В-четвертых, сегодняшняя глобальная преступность представляет собой уникальный феномен, аналогов которого нет в прошлом. В минувшие века и даже десятилетия преступность носила региональный, страновой, или, в крайнем случае, как, например, с мафией или триадами, трансграничный характер. Сегодняшняя преступность, в отличие от государственных, в т. ч. правоохранительных органов, не знает ни государственных, ни национальных, ни этнических, ни идеологических границ. Преступные организации нового типа действуют повсюду, исходя только из критериев дохода и власти. Все остальное вторично. В то время, как мир сегодня разделен может быть сильнее всего в истории, преступники объединены, как никогда ранее. Соответственно, надо отдавать отчет, что против правоохранительных органов в каждой стране действуют преступники всего мира.
Транснациональные преступные организации обладают невообразимыми финансовыми ресурсами. По совпадающим оценкам международных, американских и российских правоохранительных органов, финансовая прибыль, получаемая только кибер– и наркопреступниками, без учета преступных финансовых операций, торговли оружием, контрабанды и т. п., составляет 2 трлн. долларов ежегодно. Преступные организации уже сегодня широко используют роботов не только для высокотехнологичной, но и уличной преступности. Роботы в руках преступников становятся с каждым днем все большей угрозой для повседневной жизни граждан.
В этой связи надо понимать, что страна, отстающая в роботизации, в оснащенности робототехникой не только вооруженных сил, но и правоохранительных органов, становится желанной добычей для преступников. Они не только похищают деньги, крадут собственность, убивают и насилуют, но и стараются проникнуть в органы и структуры власти на всех уровнях.

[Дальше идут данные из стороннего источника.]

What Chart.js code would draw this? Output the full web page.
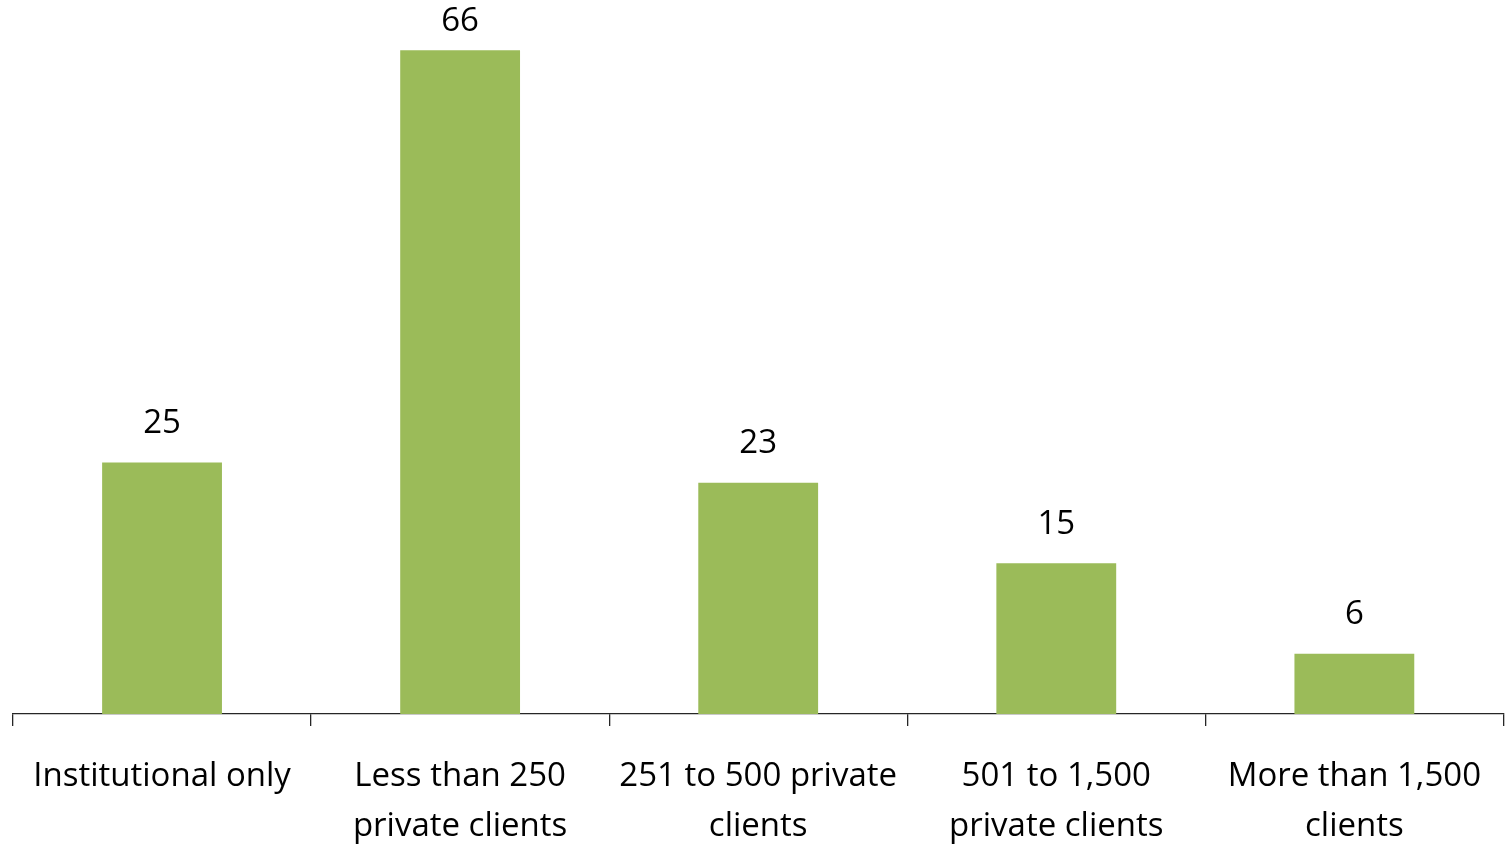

Наконец, в-пятых, сами по себе высокоинтеллектуальные робототехнические системы, которые уже сегодня обладают своего рода вычислительным интеллектом, являются угрозой для человека. Чем дальше, тем больше интеллектуальные роботы в различных сферах человеческой жизни, принимают решения вместо людей. Соответственно эти решения, о чем писалось в предисловии, не по злому умыслу, а вследствие алгоритмического вычислительного характера, зачастую могут разойтись с человеческими решениями и вызвать труднопрогнозируемые и соответственно труднопреодолеваемые последствия.
В подобной нетривиальной ситуации страны, где не только далеко продвинулись исследования по вычислительному интеллекту, но и накоплена практика широкого использования интеллектуальной робототехники, имеют опыт преодоления форс-мажорных ситуаций. Это значит, что такие страны могут либо превентивно предупредить, либо, в крайнем случае, оперативно преодолеть последствия ошибочных с человеческой точки зрения решений вычислительного интеллекта. Те же страны, где исследования и практическое применение робототехники не развито, будут неизбежно главными пострадавшими от роботов с вычислительным интеллектом.

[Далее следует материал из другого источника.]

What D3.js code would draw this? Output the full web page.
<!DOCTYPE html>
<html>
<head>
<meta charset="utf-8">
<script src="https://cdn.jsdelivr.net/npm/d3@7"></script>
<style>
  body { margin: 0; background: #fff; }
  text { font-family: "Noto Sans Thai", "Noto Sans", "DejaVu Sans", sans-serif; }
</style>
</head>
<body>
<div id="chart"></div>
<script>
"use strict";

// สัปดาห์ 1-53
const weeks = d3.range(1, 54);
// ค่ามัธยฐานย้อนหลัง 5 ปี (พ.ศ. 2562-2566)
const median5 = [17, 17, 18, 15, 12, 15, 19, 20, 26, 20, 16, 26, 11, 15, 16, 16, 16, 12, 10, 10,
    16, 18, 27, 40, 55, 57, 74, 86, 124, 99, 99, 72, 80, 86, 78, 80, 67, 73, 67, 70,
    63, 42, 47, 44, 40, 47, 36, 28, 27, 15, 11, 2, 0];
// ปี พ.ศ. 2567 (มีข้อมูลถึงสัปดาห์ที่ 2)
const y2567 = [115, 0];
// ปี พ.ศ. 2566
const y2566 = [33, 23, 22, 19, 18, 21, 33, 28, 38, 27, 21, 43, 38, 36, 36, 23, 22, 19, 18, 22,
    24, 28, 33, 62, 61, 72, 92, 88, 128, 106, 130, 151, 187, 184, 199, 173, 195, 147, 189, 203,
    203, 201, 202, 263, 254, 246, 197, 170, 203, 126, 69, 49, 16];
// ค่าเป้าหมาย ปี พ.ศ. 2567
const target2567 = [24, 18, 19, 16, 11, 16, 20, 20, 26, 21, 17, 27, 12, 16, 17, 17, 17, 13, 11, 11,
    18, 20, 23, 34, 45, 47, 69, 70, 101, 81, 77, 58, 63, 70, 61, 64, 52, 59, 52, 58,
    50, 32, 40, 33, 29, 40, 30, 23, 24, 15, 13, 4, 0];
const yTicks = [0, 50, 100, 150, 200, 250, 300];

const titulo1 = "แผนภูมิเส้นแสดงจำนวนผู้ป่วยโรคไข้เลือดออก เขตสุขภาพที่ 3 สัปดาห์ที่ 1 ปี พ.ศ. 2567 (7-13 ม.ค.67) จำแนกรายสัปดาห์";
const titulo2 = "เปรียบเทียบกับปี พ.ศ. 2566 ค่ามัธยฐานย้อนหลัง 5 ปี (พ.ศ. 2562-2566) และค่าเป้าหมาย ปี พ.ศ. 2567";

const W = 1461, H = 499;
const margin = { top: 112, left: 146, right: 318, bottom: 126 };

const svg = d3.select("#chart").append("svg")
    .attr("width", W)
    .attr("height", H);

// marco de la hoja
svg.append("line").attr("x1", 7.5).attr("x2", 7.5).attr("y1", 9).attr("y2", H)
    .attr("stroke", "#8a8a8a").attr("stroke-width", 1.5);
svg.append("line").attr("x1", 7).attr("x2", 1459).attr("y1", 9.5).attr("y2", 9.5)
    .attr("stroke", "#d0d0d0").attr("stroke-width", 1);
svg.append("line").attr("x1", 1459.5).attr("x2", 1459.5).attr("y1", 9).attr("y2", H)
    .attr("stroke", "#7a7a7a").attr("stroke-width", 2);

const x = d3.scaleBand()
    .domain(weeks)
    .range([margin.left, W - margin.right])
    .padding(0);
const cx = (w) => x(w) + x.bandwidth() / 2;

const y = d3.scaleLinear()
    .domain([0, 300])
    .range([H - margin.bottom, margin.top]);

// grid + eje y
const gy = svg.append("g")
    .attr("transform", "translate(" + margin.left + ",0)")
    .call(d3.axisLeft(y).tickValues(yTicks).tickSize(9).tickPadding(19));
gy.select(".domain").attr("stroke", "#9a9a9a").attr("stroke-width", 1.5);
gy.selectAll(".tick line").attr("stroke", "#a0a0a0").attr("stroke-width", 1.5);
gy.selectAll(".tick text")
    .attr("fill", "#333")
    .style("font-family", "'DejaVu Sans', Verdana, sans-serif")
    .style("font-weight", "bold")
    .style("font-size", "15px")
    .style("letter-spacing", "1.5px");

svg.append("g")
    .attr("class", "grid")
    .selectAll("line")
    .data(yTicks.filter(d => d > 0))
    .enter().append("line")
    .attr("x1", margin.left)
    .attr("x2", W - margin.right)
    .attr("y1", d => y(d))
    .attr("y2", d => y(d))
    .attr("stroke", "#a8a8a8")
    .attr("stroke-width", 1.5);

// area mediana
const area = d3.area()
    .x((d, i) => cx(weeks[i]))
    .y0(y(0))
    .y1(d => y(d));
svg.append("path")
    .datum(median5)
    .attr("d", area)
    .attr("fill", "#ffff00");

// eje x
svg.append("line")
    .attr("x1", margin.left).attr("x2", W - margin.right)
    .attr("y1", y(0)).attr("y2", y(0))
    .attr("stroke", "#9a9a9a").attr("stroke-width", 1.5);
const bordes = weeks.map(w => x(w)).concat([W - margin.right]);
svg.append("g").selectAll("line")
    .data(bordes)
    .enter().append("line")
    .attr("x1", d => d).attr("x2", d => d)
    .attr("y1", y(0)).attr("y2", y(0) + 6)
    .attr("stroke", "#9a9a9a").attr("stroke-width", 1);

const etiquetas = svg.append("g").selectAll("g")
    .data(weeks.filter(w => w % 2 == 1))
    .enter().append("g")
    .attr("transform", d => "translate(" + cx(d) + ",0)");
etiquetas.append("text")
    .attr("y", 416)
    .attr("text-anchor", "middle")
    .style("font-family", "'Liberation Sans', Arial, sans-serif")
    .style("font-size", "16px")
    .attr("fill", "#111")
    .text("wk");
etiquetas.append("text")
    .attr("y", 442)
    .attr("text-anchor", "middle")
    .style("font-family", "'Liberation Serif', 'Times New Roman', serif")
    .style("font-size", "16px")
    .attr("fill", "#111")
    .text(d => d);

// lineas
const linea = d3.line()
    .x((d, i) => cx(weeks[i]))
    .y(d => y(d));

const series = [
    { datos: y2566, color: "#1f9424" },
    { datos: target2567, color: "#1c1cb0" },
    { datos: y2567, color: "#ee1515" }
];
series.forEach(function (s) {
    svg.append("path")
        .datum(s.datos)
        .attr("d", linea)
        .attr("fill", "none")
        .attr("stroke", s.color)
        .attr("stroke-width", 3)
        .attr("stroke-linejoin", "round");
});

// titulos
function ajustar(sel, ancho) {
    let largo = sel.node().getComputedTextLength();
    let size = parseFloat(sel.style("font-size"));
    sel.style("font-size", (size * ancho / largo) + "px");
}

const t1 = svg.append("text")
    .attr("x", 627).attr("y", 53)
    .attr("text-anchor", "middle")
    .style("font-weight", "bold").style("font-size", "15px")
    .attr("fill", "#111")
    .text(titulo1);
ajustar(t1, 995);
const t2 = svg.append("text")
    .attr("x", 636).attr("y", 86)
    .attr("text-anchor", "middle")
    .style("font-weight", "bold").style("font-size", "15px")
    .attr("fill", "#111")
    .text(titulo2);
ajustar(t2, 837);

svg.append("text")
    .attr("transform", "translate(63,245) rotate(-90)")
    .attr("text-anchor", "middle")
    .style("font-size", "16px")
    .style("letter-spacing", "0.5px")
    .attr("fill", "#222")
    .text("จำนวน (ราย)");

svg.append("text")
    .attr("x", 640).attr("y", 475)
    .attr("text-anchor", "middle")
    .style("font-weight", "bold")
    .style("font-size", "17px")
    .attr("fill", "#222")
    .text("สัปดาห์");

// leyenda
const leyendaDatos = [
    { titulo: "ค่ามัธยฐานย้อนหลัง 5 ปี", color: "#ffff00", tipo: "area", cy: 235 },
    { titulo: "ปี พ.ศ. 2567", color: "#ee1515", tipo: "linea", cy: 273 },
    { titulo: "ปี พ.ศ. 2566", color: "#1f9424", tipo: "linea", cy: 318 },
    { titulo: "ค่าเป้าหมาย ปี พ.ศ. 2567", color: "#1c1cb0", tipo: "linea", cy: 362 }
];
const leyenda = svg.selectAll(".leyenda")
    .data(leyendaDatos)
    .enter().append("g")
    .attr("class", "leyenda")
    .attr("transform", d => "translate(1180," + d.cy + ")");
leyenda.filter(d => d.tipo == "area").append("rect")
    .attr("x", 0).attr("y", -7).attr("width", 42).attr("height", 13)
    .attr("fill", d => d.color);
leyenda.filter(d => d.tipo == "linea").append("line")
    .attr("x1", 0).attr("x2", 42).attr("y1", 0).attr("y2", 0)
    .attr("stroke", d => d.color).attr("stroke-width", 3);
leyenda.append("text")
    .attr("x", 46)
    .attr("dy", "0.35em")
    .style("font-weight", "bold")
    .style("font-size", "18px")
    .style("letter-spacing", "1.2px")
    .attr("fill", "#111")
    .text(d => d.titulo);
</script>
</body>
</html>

Перед лицом новых вызовов, увеличивающихся рисков и множащихся неотвратимых угроз пора прекратить заниматься национальным видом спорта – наступать на грабли. Настало время извлекать уроки не только из чужих, но и прежде всего из своих ошибок. В условиях Третьей производственной революции никакие смуты, революции и потрясения недопустимы. Цена может оказаться слишком высокой. Однако это не означает, что правящий, или как его сейчас называют «политический» класс может сохранять позиции за счет изоляции, консерватизма, игнорирования технологических перемен и отключения социально-экономических лифтов. Это невозможно. Последствия будут трагичны не только для народа и страны, но и для самого политического класса.
У России сегодня нет иного пути, как не просто включиться, а войти за счет имеющегося научно-технологического задела, в том числе в части альтернативных и закрывающих технологий в группу лидеров Третьей производственной революции. Такие возможности есть. Ресурсы пока остаются. Главный, наиболее дефицитный из них – время.
В этой связи бессмысленно и бесперспективно делиться на правых и левых, на либералов и государственников, на сторонников свободного рынка и плановой системы, на тех, кто предлагает больше свобод предпринимателям или, например, продажу нефти за рубли и т. п. Даже важные политические разногласия должны сегодня отойти на второй план. Необходимо национальное согласие на своего рода технократической основе.
Если Россия не включится в Третью производственную революции, если российские роботы не начнут на поле боя, в больницах и на сборочных линиях успешно конкурировать со своими железными или биотехнологическимии собратьями из США, Южной Кореи, Японии или Китая, то завтра Россия в лучшем случае станет добычей других цивилизаций, а в худшем – превратится в поле боя или трофей для различного рода террористических роев и сетей, транснациональных преступных синдикатов.
Пора понять, при всех политических, идеологических и иных разногласиях, все россияне, в конечном счете, – люди одной культуры. Говорим на русском языке. В этом смысле все мы – этнические русские, татары, евреи, чеченцы принадлежим к российской цивилизации. Если и дальше мы хотим оставаться самими собой, говорить и думать на родном языке, то пора отложить в сторону распри и начать делать Дело. Именно Дело, а ни что иное, является сегодня маркером, разделяющим на «своих» и «чужих», на добро и зло. Те, кто работает, производит реальные продукты или нужные услуги, создает что-то новое, двигает инновации, способствует производственной революции, помогает всему этому – на одной стороне. Те же, кто хочет оставаться в прошлом, не производить, а перераспределять, получать, воровать, преступая закон – на другой стороне. Это – чужие.